Tuesday, 9 September 2008

Understanding Rowan Williams

Is it possible?

This was another gem from John Richardson at Lowestoft Living Word.

It's a major struggle for most Anglicans to understand why Rowan Williams is handling the Anglican crisis as he is. Liberals say he is being dishonest, hiding what he truly believes. Conservatives, while grateful for the small mercy that he isn't pursuing his personal position on homosexuality, also see an element of hypocrisy, and ultimate futility for someone to try to distinguish private and public belief.

No-one can understand how the Archbishop thinks the Communion will ever find a resolution, when the two sides are not just Christians in disagreement, but seem to follow two completely different religions.

Into this fray John Richardson stepped, suggesting that it is Rowan Williams' understanding of salvation which drives him in this, and that he is being utterly consistent with his own belief.
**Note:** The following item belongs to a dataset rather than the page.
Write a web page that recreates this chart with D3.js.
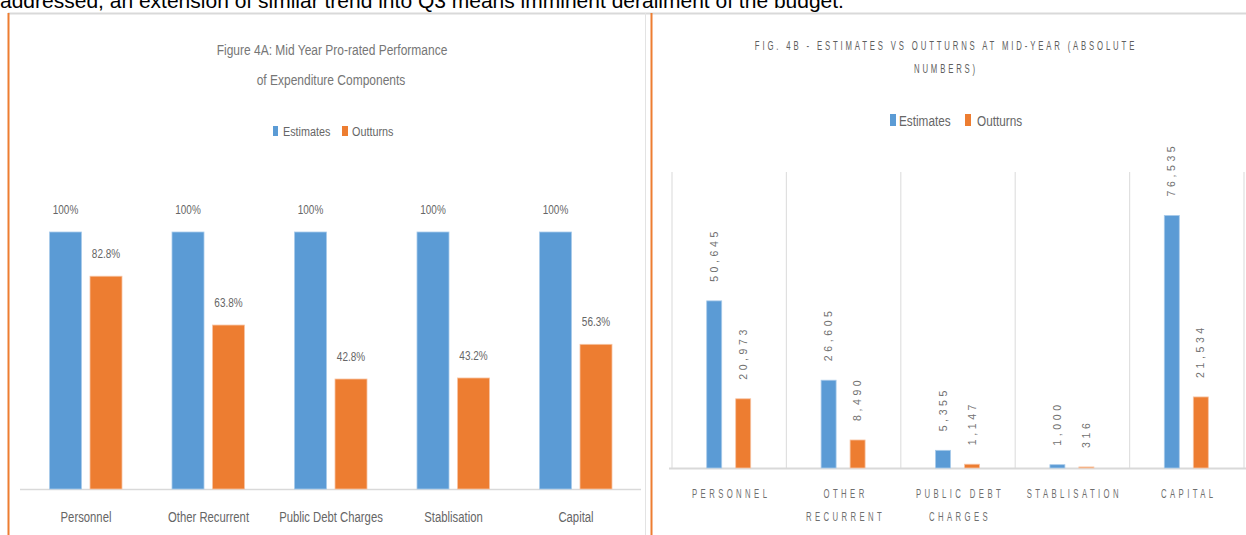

I think I'd heard it before, but not so clearly.

Rowan Williams believes that Jesus, on the cross, is not bearing the penal wrath of His Father against sin, standing as a substitute for his elect. Rather God is rejecting rejection. Mankind rejects God, but on the cross, God rejects our rejection (stick with it...). God never rejects or judges anyone, but simply rejects rejection. Therefore salvation is found in rejecting rejection, it is embracing those who reject you, and rejecting their rejection.

Hence, salvation for Peter Akinola, is found in rejecting the rejection of those who reject him. But the same is true for Katharine Jefferts Schori. So, Rowan Williams is not being inconsistent or hypocritical in not siding with either side. Rather, as long as Akinola and Jefferts Schori are at the table together, rejecting each other's rejection, they are moving towards salvation.

Of course, in a sense, that's even more worrying, because it suggests that Rowan will never reach a place where things can no longer be held together. We may even guess that the stronger the resentment and rejection gets between the two sides, the more he will want to hold it together (a perverse version of "shall we sin then, so grace may abound?").

So, Rowan Williams, not hypocritical or inconsistent, just barking!

1 comment:

James Oakley said...

Enormously helpful analysis. Thanks.